Catholicism

Blessed Are the Brief

This past week, Pope St. Francis conducted a not-so-brief interview with La Civilta Cattolica, an Italian Jesuit journal. Ranging over 11,000 words in length, the Pope divulged his preference in music and film as well as his real thoughts on where to take the Catholic church. He stated, “We have to find a new balance; otherwise even the moral edifice of the church is likely to fall like a house of cards, losing the freshness and fragrance of the Gospel.”  He went on to say, "We cannot insist only on issues related to abortion, gay marriage and the use of contraceptive methods. This is not possible … We have to talk about them in a context." For progressive young religious people like me, hearing the Pope say that religion should be about compassion, and mercy, and creative connection is falls on welcome ears. But judging from the (very brief) sermon I heard this morning at mass, I'm not sure the rest of the U.S. clergy thinks so. It's as if they gave the "Blessed are the meek" idea a taciturn spin: blessed are the brief.

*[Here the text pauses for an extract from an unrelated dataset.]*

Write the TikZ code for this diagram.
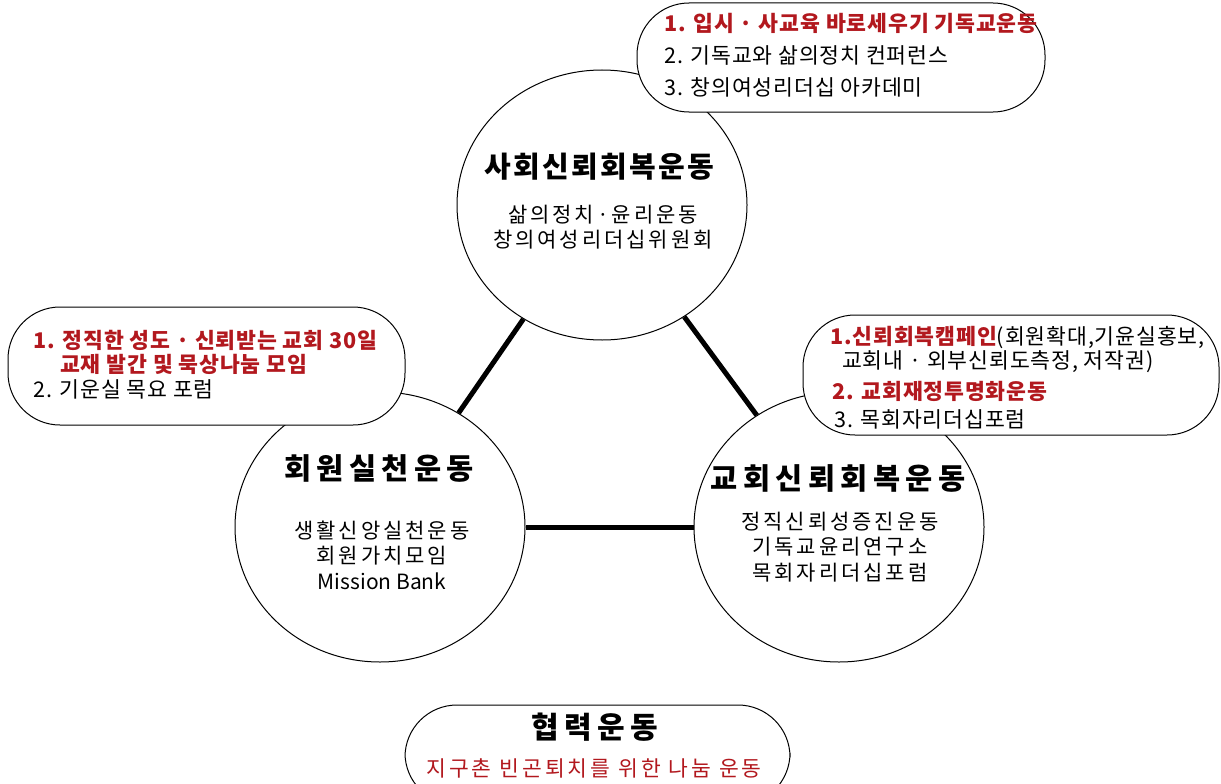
\documentclass[tikz,border=0pt]{standalone}
\usepackage{fontspec}
\usetikzlibrary{shapes.geometric}
\setmainfont{Noto Sans CJK KR}
\newfontfamily\tfont{Noto Sans CJK KR}[LetterSpace=18]
\newfontfamily\tfontn{Noto Sans CJK KR}[LetterSpace=8]
\newfontfamily\sfontk{Noto Sans CJK KR}[LetterSpace=14]
\newfontfamily\cfont{Noto Sans CJK KR}[LetterSpace=4]
\newfontfamily\wfont{Noto Sans CJK KR}[LetterSpace=14]
\definecolor{myred}{RGB}{178,24,30}
\tikzset{
  x=1pt, y=-1pt,
  circ/.style={draw, line width=1pt, ellipse, minimum width=290pt, minimum height=270pt, inner sep=0pt},
  conn/.style={line width=5pt},
  callout/.style={draw, line width=1pt, fill=white, rounded corners=52pt},
  title/.style={font=\tfont\bfseries\fontsize{29.5}{34}\selectfont, inner sep=0pt},
  sub/.style={font=\sfontk\fontsize{21}{25.5}\selectfont, align=center, inner sep=0pt},
  ctext/.style={font=\cfont\fontsize{21.6}{24}\selectfont, anchor=west, inner sep=0pt},
  redb/.style={text=myred, font=\cfont\bfseries\fontsize{21.6}{24}\selectfont},
}
\begin{document}
\begin{tikzpicture}
\useasboundingbox (0,0) rectangle (1221,784);
\clip (0,0) rectangle (1221,784);
\fill[white] (0,0) rectangle (1221,784);
% circles
\node[circ] (T) at (602,205) {};
\node[circ] (L) at (380,527) {};
\node[circ] (R) at (839,527) {};
% connectors
\draw[conn] (T) -- (L);
\draw[conn] (T) -- (R);
\draw[conn] (L) -- (R);
% circle texts
\node[title, font=\tfontn\bfseries\fontsize{29}{34}\selectfont] (Tt) at (599,167) {사회신뢰회복운동};
\node[sub] (Ts) at (603,227) {삶의정치·윤리운동\\창의여성리더십위원회};
\node[title] (Lt) at (379,468) {회원실천운동};
\node[sub] (Ls) at (382,555) {생활신앙실천운동\\회원가치모임\\{\normalfont Mission Bank}};
\node[title] (Rt) at (838,478) {교회신뢰회복운동};
\node[sub] (Rs) at (840,547) {정직신뢰성증진운동\\기독교윤리연구소\\목회자리더십포럼};
% top callout
\draw[callout] (637,3) rectangle (1045,112);
\node[ctext, redb] (t1) at (664,23) {1. 입시 · 사교육 바로세우기 기독교운동};
\node[ctext] (t2) at (664,55) {2. 기독교와 삶의정치 컨퍼런스};
\node[ctext] (t3) at (664,87) {3. 창의여성리더십 아카데미};
% left callout
\draw[callout] (8,307) rectangle (405,425);
\node[ctext, redb] (l1) at (33,340) {1. 정직한 성도 · 신뢰받는 교회 30일};
\node[ctext, redb] (l2) at (60,364) {교재 발간 및 묵상나눔 모임};
\node[ctext] (l3) at (33,389) {2. 기운실 목요 포럼};
% right callout
\draw[callout] (803,315) rectangle (1219,435);
\node[ctext] (r1) at (830,337) {\textcolor{myred}{\bfseries 1.신뢰회복캠페인}(회원확대,기윤실홍보,};
\node[ctext] (r2) at (842,362) {교회내 · 외부신뢰도측정, 저작권)};
\node[ctext, redb] (r3) at (832,391) {2. 교회재정투명화운동};
\node[ctext] (r4) at (834,419) {3. 목회자리더십포럼};
% bottom callout
\draw[callout] (405,705) rectangle (790,805);
\node[title, font=\tfont\bfseries\fontsize{30}{34}\selectfont] (bt) at (595,727) {협력운동};
\node[ctext, anchor=center, text=myred, font=\wfont\fontsize{21.5}{24}\selectfont] (bs) at (594,768) {지구촌 빈곤퇴치를 위한 나눔 운동};
\end{tikzpicture}
\end{document}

The sermon was not more than five minutes long, and consisted of the rhetorically stunning offering that - get ready -  the Pope's comments were in line with the Church's long-held positions on sexual politics.

That was the beginning. And the end.

I was stunned. These are some of the most interesting statements, any major religious leader has made in decades, yet many priests kept it inaudible. According to the Boston Globe, the US bishops and Cardinal Sean P. O’Malley, Boston’s archbishop declined to comment about the statements the Pope made in his interview.

If the Catholic church is going to at least try to give the semblance that it is a hierarchical, matrixed, top-down institution, it has to act like one. When a CEO of a major corporation releases a statement, his or her PR people fall in line. That didn't happen today in the Catholic church, and it looked horrible. The sort of silent mutiny said droves in itself, and it was disappointing.

In today's hypervocal world, the brief are blessed on Twitter. Or Tumblr.

Not the pulpit.

Flying the Coop

This Lent is an odd one. In no less than 600 years, the Catholic church is Pope-less. Pope Benedict XVI's resignation has raised radical questions about the nature of the papacy, transparency in the Church, the nature of divinity, and the institutionalization of forgiveness.

But it has also left the Church like a chicken with its head cut off, walking in strange but wonderful stumbles.  The body of the chicken - the millions of the faithful - is swaggering just fine, as the swirling significance of prayers and pedidos are the real corporal offering of Lent, not the chains, rings, smoke and mumblings of the papal hierarchy. 

As Lent continues on, this chicken-Church is walking away from the dogmatic theology of the clergy. In church, when priests bring up whatever papacy PR points they were given that week, you can hear the parish belt a mental sigh of, "Oh no you didn't." It strikes the wrong nerve of an electric wire relationship with power within the almost 70% of Catholics worldwide that are from post-colonial and developing countries. There, religion was a tool of social repression but was then syncretically transformed into a tool for personal relief. That strain has become the dominant one; Catholicism has become a deeply personal religion, and a dogmatic Rome that doesn't understand the Church itself. Whether or not the smoke is white or black matters little if the clergy fundamentally misunderstands the material needs and aspirations of its followers. For starters, birth control is an economic, and not just a theological, issue for most folks. And etc. Etc. etc.

Anachronism is a hipster exercise; it doesn't suffice as a philosophical justification for one of the world's largest religions. 

The Church should walk in the direction of its parishoners. The Portuguese slogan of this Lent is "Eis-me aqui" (Have me here, Lord), and it seems fittingly appropriate. Religious folks worldwide are waiting for Easter, but they're also waiting for change.